Nonetheless, the deaths have prompted an early start to the nation’s swine flu inoculation plan. The first phase of the A/H1N1 vaccination program, now already underway in the Altai, Tiumen, Bryansk, Voronezh and Moscow regions, will administer the jab to bus drivers, postal workers and other utilities workers. The second phase will vaccinate pregnant women and those vulnerable to infection and, from the end of November, health workers, teachers and students in higher education will then also get the shot. The government has earmarked a total four billion rubles ($137.9 million) from the 2010 federal budget for the production of 43 million doses of the vaccine by the end of January. Twenty-two million people (out of a total population of 143 million) will be vaccinated. School vacations, which were timetabled to end on November 9, have been extended by a week in Moscow, Krasnoyarsk and other regions in the hope of halting the spread of flu. “This will slow the rate of infection,” Onishchenko told Interfax.

Growing demand caused a shortage of face masks for sale at Moscow’s drug stores, which has apparently been a worry for the public, but Tatyana Golikova, the health and social development minister, suggested that the government would soon be replenishing supplies. “We are already turning our attention to manufacturing, and we are doing everything we can so that those shortfalls which have affected Moscow and the Moscow region are resolved,” Golikova told Interfax on Monday. She also stressed that, in order to even be effective, face masks must be changed a number of times per day.

The government appears confident that the epidemic is under control and has been heartened by reports that the swine flu virus has not shown any signs of mutation yet, which, were it to happen, could make the strain more lethal and contagious. “At the moment, during the work we have conducted on monitoring the flu virus, we have not discovered any mutations, which would increase the virulence of the flu virus A/H1N1,” Ilya Drozdov, the general director of virusology and biotechnology at Vektor, told Interfax on November 10.

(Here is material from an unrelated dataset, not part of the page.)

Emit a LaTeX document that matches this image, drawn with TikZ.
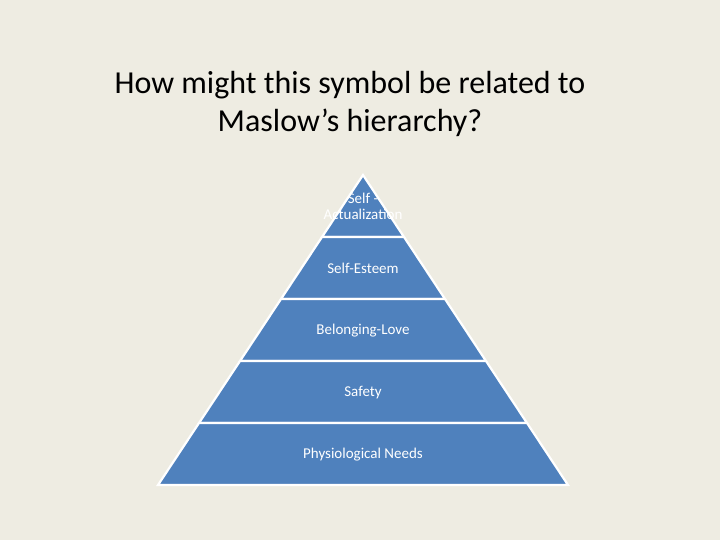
\documentclass[tikz,border=0pt]{standalone}
\usepackage{fontspec}
\setmainfont{Carlito}
\definecolor{slidebg}{RGB}{238,236,226}
\definecolor{tierblue}{RGB}{79,129,189}
\tikzset{
  tier/.style={fill=tierblue, draw=white, line width=2.2pt, line join=miter},
  tierlabel/.style={text=white, align=center, inner sep=0pt, font=\fontsize{15}{16}\selectfont},
  titletext/.style={align=center, font=\fontsize{32}{38}\selectfont}
}
\begin{document}
\begin{tikzpicture}[x=1pt, y=-1pt]
  % 1. background
  \fill[slidebg] (0,0) rectangle (720,540);
  \useasboundingbox (0,0) rectangle (720,540);

  % 2. title
  \node[titletext] (title) at (350,104) {How might this symbol be related to\\Maslow’s hierarchy?};

  % 3. pyramid tiers (apex 363,175; base 158--568 at y=485)
  \filldraw[tier] (363,175) -- (404,237) -- (322,237) -- cycle;
  \filldraw[tier] (322,237) -- (404,237) -- (445,299) -- (281,299) -- cycle;
  \filldraw[tier] (281,299) -- (445,299) -- (486,361) -- (240,361) -- cycle;
  \filldraw[tier] (240,361) -- (486,361) -- (527,423) -- (199,423) -- cycle;
  \filldraw[tier] (199,423) -- (527,423) -- (568,485) -- (158,485) -- cycle;

  % 4. tier labels
  \node[tierlabel] (actual) at (363,206) {Self -\\Actualization};
  \node[tierlabel] (esteem) at (363,268) {Self-Esteem};
  \node[tierlabel] (love) at (363,331) {Belonging-Love};
  \node[tierlabel] (safety) at (363,393) {Safety};
  \node[tierlabel] (needs) at (363,455) {Physiological Needs};
\end{tikzpicture}
\end{document}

Meanwhile, the situation in neighboring Ukraine is much worse. As of November 10, 174 Ukrainians had died from flu and acute respiratory viral infections, and almost 53 thousand people had been hospitalized. A close aid of Ukraine’s out-of-favor president, Viktor Yushchenko, suggested last week that the country’s flu outbreak could disrupt presidential elections, currently slated for January, and delay them until May, Itar-Tass reported. However, Yushchenko was quick to deny this on Sunday.

Back in Russia the worry for the government is that prices for antiviral medication appear to be artificially hiked, so as to generate greater profit for retailers. This tactic has enjoyed particular success since high demand is guaranteed during the epidemic, as seen in the recent spike in sales of Tamiflu and other antiviral drugs, such as Arbidol. According to the findings of an investigation conducted by Russia’s Health Watch, prices have jumped across Russia, with 32 regions out of 84 showing at least a three percent increase. The highest price hike of all was recorded in Murmansk, where several anti-viral drugs were being sold for 38.5 percent more than their usual value. Moscow prices were thought to have risen by eight percent.

Russian President Dmitry Medvedev was quick to condemn the price hikes. “I am now ordering the Federal Antimonopoly Service and the General Prosecutor to look into these findings. In the event that something of a criminal nature comes to light, a criminal case will be opened. To make money from the epidemic is a crime,” he told Channel One. But it is not the producers of the anti-viral medication, but its distributors who are responsible for rising prices, said Ilya Krylov, a PR manager at Pharmstandard, the company that manufactures Arbidol. “We have not raised our prices for that product since October 2008,” he said.